Objective:
The records are to be restated in their entirety, word for word.

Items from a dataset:
******************************

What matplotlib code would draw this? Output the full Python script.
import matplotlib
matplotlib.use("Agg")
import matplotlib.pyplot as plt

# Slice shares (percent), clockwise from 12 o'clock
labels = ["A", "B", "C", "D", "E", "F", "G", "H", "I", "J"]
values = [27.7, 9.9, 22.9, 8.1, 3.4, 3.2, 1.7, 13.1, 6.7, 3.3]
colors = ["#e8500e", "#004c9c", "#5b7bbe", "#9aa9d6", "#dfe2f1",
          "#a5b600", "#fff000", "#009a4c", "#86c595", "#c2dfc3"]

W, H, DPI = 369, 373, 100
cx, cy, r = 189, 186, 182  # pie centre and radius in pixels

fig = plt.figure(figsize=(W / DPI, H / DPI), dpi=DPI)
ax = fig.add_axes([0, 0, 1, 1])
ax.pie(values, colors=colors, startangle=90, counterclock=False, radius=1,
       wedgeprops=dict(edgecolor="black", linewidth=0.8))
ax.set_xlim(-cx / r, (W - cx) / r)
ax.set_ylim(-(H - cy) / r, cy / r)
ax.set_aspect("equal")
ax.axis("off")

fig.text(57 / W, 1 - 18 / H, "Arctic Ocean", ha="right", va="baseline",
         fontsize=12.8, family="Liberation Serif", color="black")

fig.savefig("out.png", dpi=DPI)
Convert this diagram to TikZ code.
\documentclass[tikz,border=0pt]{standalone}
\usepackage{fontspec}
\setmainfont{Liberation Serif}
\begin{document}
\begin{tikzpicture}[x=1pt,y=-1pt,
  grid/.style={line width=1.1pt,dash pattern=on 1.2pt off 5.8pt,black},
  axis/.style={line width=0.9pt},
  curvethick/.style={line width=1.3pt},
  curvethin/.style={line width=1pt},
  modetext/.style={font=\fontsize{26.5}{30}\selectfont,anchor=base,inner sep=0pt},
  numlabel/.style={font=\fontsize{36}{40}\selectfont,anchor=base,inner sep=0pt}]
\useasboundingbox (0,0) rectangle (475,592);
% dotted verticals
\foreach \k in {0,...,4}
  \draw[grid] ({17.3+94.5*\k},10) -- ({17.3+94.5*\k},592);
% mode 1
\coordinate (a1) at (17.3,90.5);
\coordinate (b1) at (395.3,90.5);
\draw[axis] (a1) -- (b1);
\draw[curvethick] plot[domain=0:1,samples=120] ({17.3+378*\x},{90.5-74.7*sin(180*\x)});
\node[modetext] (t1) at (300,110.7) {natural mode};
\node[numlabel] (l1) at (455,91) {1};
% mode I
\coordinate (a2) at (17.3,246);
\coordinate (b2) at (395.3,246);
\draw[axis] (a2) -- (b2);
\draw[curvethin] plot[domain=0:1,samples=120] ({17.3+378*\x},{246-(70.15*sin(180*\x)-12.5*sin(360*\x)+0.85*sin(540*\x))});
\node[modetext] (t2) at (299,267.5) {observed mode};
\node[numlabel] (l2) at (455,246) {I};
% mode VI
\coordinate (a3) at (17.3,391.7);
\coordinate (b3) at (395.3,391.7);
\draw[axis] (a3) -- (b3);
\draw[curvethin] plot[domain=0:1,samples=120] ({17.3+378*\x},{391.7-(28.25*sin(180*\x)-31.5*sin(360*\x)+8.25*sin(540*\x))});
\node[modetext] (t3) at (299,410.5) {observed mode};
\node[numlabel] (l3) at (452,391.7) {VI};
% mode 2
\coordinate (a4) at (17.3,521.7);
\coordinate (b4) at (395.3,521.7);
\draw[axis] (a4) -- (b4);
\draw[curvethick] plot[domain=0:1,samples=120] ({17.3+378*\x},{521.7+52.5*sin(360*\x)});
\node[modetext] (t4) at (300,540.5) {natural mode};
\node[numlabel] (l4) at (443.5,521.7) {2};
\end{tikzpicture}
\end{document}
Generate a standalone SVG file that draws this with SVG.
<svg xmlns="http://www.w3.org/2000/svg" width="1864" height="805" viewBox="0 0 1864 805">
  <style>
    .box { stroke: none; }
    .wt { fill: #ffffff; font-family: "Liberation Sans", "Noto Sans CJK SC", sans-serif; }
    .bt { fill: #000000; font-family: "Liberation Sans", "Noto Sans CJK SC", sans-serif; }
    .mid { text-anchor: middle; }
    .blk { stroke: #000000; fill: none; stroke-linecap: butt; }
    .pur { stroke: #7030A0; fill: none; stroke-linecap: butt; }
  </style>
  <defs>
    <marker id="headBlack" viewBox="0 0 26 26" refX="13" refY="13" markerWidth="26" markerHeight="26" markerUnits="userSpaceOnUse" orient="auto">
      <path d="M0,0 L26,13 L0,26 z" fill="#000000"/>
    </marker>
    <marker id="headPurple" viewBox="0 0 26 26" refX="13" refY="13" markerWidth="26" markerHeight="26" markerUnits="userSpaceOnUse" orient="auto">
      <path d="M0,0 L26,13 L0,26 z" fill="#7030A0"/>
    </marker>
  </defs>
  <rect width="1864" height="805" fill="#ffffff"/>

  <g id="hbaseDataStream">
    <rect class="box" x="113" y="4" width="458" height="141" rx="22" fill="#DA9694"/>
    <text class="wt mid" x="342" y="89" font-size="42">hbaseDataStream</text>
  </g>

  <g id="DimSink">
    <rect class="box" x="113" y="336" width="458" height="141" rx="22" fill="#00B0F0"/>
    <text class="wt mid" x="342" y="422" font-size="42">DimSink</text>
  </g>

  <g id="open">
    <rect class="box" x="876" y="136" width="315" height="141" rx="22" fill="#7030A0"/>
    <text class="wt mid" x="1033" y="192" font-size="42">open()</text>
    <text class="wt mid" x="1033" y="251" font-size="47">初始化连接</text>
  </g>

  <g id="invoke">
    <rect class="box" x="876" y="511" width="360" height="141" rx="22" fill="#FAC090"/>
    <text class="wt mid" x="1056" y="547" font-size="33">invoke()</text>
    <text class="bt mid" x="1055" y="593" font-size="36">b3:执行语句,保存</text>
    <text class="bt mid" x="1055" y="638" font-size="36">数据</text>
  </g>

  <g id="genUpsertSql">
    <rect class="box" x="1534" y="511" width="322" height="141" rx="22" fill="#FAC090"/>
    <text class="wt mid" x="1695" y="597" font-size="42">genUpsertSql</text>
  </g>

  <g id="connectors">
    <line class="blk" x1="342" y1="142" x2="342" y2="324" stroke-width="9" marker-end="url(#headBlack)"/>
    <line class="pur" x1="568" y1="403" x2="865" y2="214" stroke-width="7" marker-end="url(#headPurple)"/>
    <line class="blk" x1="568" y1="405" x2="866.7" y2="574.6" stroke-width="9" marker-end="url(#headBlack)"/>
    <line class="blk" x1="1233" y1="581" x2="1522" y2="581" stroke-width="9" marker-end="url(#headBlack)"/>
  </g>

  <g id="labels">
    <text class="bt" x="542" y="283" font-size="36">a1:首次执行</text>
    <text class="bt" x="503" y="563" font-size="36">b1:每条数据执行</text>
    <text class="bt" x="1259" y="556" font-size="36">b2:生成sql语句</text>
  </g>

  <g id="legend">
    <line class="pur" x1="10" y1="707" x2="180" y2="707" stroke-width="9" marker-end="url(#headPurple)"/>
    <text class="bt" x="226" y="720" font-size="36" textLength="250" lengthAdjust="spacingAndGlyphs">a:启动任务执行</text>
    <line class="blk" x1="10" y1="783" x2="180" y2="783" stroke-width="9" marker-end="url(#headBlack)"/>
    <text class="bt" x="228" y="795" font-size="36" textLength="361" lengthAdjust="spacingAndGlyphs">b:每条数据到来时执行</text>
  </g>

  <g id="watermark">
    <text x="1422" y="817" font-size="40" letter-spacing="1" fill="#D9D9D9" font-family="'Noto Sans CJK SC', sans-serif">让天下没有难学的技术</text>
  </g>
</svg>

******************************

Full answer:
What matplotlib code would draw this? Output the full Python script.
import matplotlib
matplotlib.use("Agg")
import matplotlib.pyplot as plt

# Slice shares (percent), clockwise from 12 o'clock
labels = ["A", "B", "C", "D", "E", "F", "G", "H", "I", "J"]
values = [27.7, 9.9, 22.9, 8.1, 3.4, 3.2, 1.7, 13.1, 6.7, 3.3]
colors = ["#e8500e", "#004c9c", "#5b7bbe", "#9aa9d6", "#dfe2f1",
          "#a5b600", "#fff000", "#009a4c", "#86c595", "#c2dfc3"]

W, H, DPI = 369, 373, 100
cx, cy, r = 189, 186, 182  # pie centre and radius in pixels

fig = plt.figure(figsize=(W / DPI, H / DPI), dpi=DPI)
ax = fig.add_axes([0, 0, 1, 1])
ax.pie(values, colors=colors, startangle=90, counterclock=False, radius=1,
       wedgeprops=dict(edgecolor="black", linewidth=0.8))
ax.set_xlim(-cx / r, (W - cx) / r)
ax.set_ylim(-(H - cy) / r, cy / r)
ax.set_aspect("equal")
ax.axis("off")

fig.text(57 / W, 1 - 18 / H, "Arctic Ocean", ha="right", va="baseline",
         fontsize=12.8, family="Liberation Serif", color="black")

fig.savefig("out.png", dpi=DPI)
Convert this diagram to TikZ code.
\documentclass[tikz,border=0pt]{standalone}
\usepackage{fontspec}
\setmainfont{Liberation Serif}
\begin{document}
\begin{tikzpicture}[x=1pt,y=-1pt,
  grid/.style={line width=1.1pt,dash pattern=on 1.2pt off 5.8pt,black},
  axis/.style={line width=0.9pt},
  curvethick/.style={line width=1.3pt},
  curvethin/.style={line width=1pt},
  modetext/.style={font=\fontsize{26.5}{30}\selectfont,anchor=base,inner sep=0pt},
  numlabel/.style={font=\fontsize{36}{40}\selectfont,anchor=base,inner sep=0pt}]
\useasboundingbox (0,0) rectangle (475,592);
% dotted verticals
\foreach \k in {0,...,4}
  \draw[grid] ({17.3+94.5*\k},10) -- ({17.3+94.5*\k},592);
% mode 1
\coordinate (a1) at (17.3,90.5);
\coordinate (b1) at (395.3,90.5);
\draw[axis] (a1) -- (b1);
\draw[curvethick] plot[domain=0:1,samples=120] ({17.3+378*\x},{90.5-74.7*sin(180*\x)});
\node[modetext] (t1) at (300,110.7) {natural mode};
\node[numlabel] (l1) at (455,91) {1};
% mode I
\coordinate (a2) at (17.3,246);
\coordinate (b2) at (395.3,246);
\draw[axis] (a2) -- (b2);
\draw[curvethin] plot[domain=0:1,samples=120] ({17.3+378*\x},{246-(70.15*sin(180*\x)-12.5*sin(360*\x)+0.85*sin(540*\x))});
\node[modetext] (t2) at (299,267.5) {observed mode};
\node[numlabel] (l2) at (455,246) {I};
% mode VI
\coordinate (a3) at (17.3,391.7);
\coordinate (b3) at (395.3,391.7);
\draw[axis] (a3) -- (b3);
\draw[curvethin] plot[domain=0:1,samples=120] ({17.3+378*\x},{391.7-(28.25*sin(180*\x)-31.5*sin(360*\x)+8.25*sin(540*\x))});
\node[modetext] (t3) at (299,410.5) {observed mode};
\node[numlabel] (l3) at (452,391.7) {VI};
% mode 2
\coordinate (a4) at (17.3,521.7);
\coordinate (b4) at (395.3,521.7);
\draw[axis] (a4) -- (b4);
\draw[curvethick] plot[domain=0:1,samples=120] ({17.3+378*\x},{521.7+52.5*sin(360*\x)});
\node[modetext] (t4) at (300,540.5) {natural mode};
\node[numlabel] (l4) at (443.5,521.7) {2};
\end{tikzpicture}
\end{document}
Generate a standalone SVG file that draws this with SVG.
<svg xmlns="http://www.w3.org/2000/svg" width="1864" height="805" viewBox="0 0 1864 805">
  <style>
    .box { stroke: none; }
    .wt { fill: #ffffff; font-family: "Liberation Sans", "Noto Sans CJK SC", sans-serif; }
    .bt { fill: #000000; font-family: "Liberation Sans", "Noto Sans CJK SC", sans-serif; }
    .mid { text-anchor: middle; }
    .blk { stroke: #000000; fill: none; stroke-linecap: butt; }
    .pur { stroke: #7030A0; fill: none; stroke-linecap: butt; }
  </style>
  <defs>
    <marker id="headBlack" viewBox="0 0 26 26" refX="13" refY="13" markerWidth="26" markerHeight="26" markerUnits="userSpaceOnUse" orient="auto">
      <path d="M0,0 L26,13 L0,26 z" fill="#000000"/>
    </marker>
    <marker id="headPurple" viewBox="0 0 26 26" refX="13" refY="13" markerWidth="26" markerHeight="26" markerUnits="userSpaceOnUse" orient="auto">
      <path d="M0,0 L26,13 L0,26 z" fill="#7030A0"/>
    </marker>
  </defs>
  <rect width="1864" height="805" fill="#ffffff"/>

  <g id="hbaseDataStream">
    <rect class="box" x="113" y="4" width="458" height="141" rx="22" fill="#DA9694"/>
    <text class="wt mid" x="342" y="89" font-size="42">hbaseDataStream</text>
  </g>

  <g id="DimSink">
    <rect class="box" x="113" y="336" width="458" height="141" rx="22" fill="#00B0F0"/>
    <text class="wt mid" x="342" y="422" font-size="42">DimSink</text>
  </g>

  <g id="open">
    <rect class="box" x="876" y="136" width="315" height="141" rx="22" fill="#7030A0"/>
    <text class="wt mid" x="1033" y="192" font-size="42">open()</text>
    <text class="wt mid" x="1033" y="251" font-size="47">初始化连接</text>
  </g>

  <g id="invoke">
    <rect class="box" x="876" y="511" width="360" height="141" rx="22" fill="#FAC090"/>
    <text class="wt mid" x="1056" y="547" font-size="33">invoke()</text>
    <text class="bt mid" x="1055" y="593" font-size="36">b3:执行语句,保存</text>
    <text class="bt mid" x="1055" y="638" font-size="36">数据</text>
  </g>

  <g id="genUpsertSql">
    <rect class="box" x="1534" y="511" width="322" height="141" rx="22" fill="#FAC090"/>
    <text class="wt mid" x="1695" y="597" font-size="42">genUpsertSql</text>
  </g>

  <g id="connectors">
    <line class="blk" x1="342" y1="142" x2="342" y2="324" stroke-width="9" marker-end="url(#headBlack)"/>
    <line class="pur" x1="568" y1="403" x2="865" y2="214" stroke-width="7" marker-end="url(#headPurple)"/>
    <line class="blk" x1="568" y1="405" x2="866.7" y2="574.6" stroke-width="9" marker-end="url(#headBlack)"/>
    <line class="blk" x1="1233" y1="581" x2="1522" y2="581" stroke-width="9" marker-end="url(#headBlack)"/>
  </g>

  <g id="labels">
    <text class="bt" x="542" y="283" font-size="36">a1:首次执行</text>
    <text class="bt" x="503" y="563" font-size="36">b1:每条数据执行</text>
    <text class="bt" x="1259" y="556" font-size="36">b2:生成sql语句</text>
  </g>

  <g id="legend">
    <line class="pur" x1="10" y1="707" x2="180" y2="707" stroke-width="9" marker-end="url(#headPurple)"/>
    <text class="bt" x="226" y="720" font-size="36" textLength="250" lengthAdjust="spacingAndGlyphs">a:启动任务执行</text>
    <line class="blk" x1="10" y1="783" x2="180" y2="783" stroke-width="9" marker-end="url(#headBlack)"/>
    <text class="bt" x="228" y="795" font-size="36" textLength="361" lengthAdjust="spacingAndGlyphs">b:每条数据到来时执行</text>
  </g>

  <g id="watermark">
    <text x="1422" y="817" font-size="40" letter-spacing="1" fill="#D9D9D9" font-family="'Noto Sans CJK SC', sans-serif">让天下没有难学的技术</text>
  </g>
</svg>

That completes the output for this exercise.